For decades, business professionals have claimed to be able to tell a lot about a person from the way he or she shakes hands. Part of this is due to the situation normally surrounding this gesture. A handshake normally takes place when you're first meeting someone who is, in many cases, a professional such as a potential employer. During this first encounter, hiring managers might make conjectures about your personality simply by paying attention to things like eye contact, the tone of your voice and your overall appearance. Therefore, it is no surprise that a handshake can be a pivotal part of this initial meeting. What does your handshake say about you? Here is a basic guide to handshake etiquette:

Go with age-old advice
The classic advice for an American handshake is still the norm. Extend your right hand, grasp the other person's hand firmly, shake two or three times, and release. This may seem simple, but people struggle to correctly perform the age-old handshake all the time.
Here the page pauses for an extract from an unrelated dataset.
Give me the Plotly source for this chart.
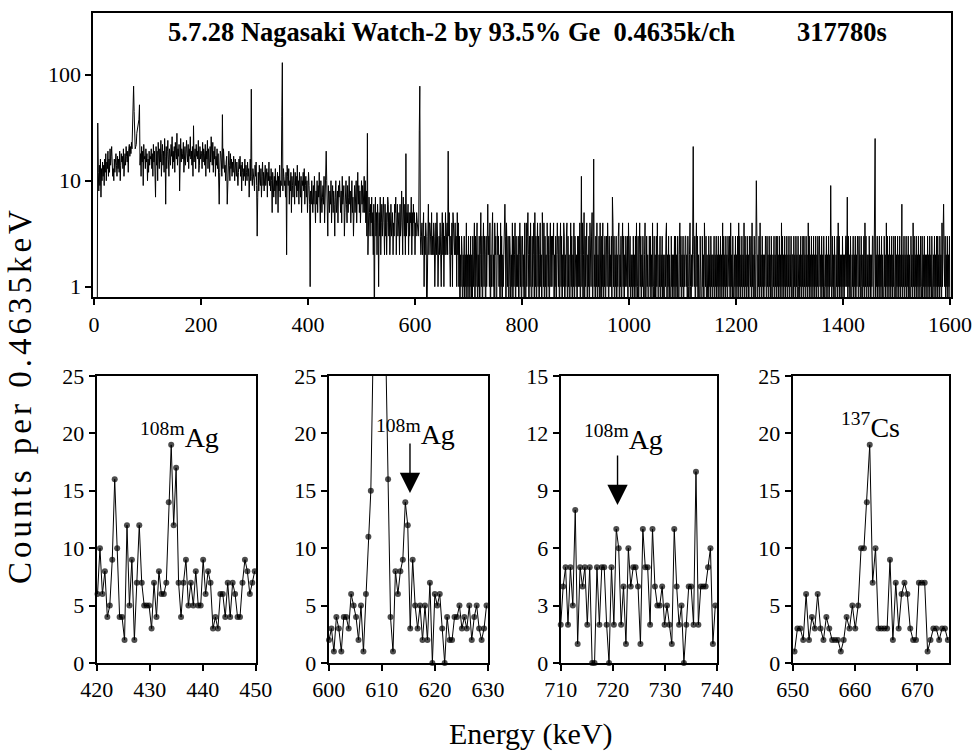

Part of the reason for this might be due to a lack of practice or external factors such as stress, anxiety or frustration. There are a number of bad handshake forms that have developed monikers over time. Some of them include:

  • The dead fish: This handshake demonstrates indifference or reservation. The dead fish is characterized by a limp and loose grasp. People who shake hands this way generally don't offer the firm grip expected in professional settings.
  • The bone crusher: On the opposite end of the spectrum is the bone crusher. Some people are prone to perform overly tight handshakes in which they squeeze the other person's hand. Using this shake is often a tactic of intimidation.
  • The politician: Has a new acquaintance ever shaken your hand by clasping your hand in both of theirs or placing a hand on your arm? This is the politician, a handshake that can convey false sincerity. 

Be aware of your posture 
Remember that a good handshake is accompanied by proper posture and clear eye contact. The handshake is social gesture meant to mutually symbolize respect and professionalism. Standing indifferently and offering an employer a dead fish handshake might cause them to believe you don't take the job seriously. A jittery disposition accompanied by sweaty palms, on the other hand, might convey nervousness. Handshakes should always be given standing up, so stand when first meeting someone. Remember not to slouch or leave your other hand in your pocket.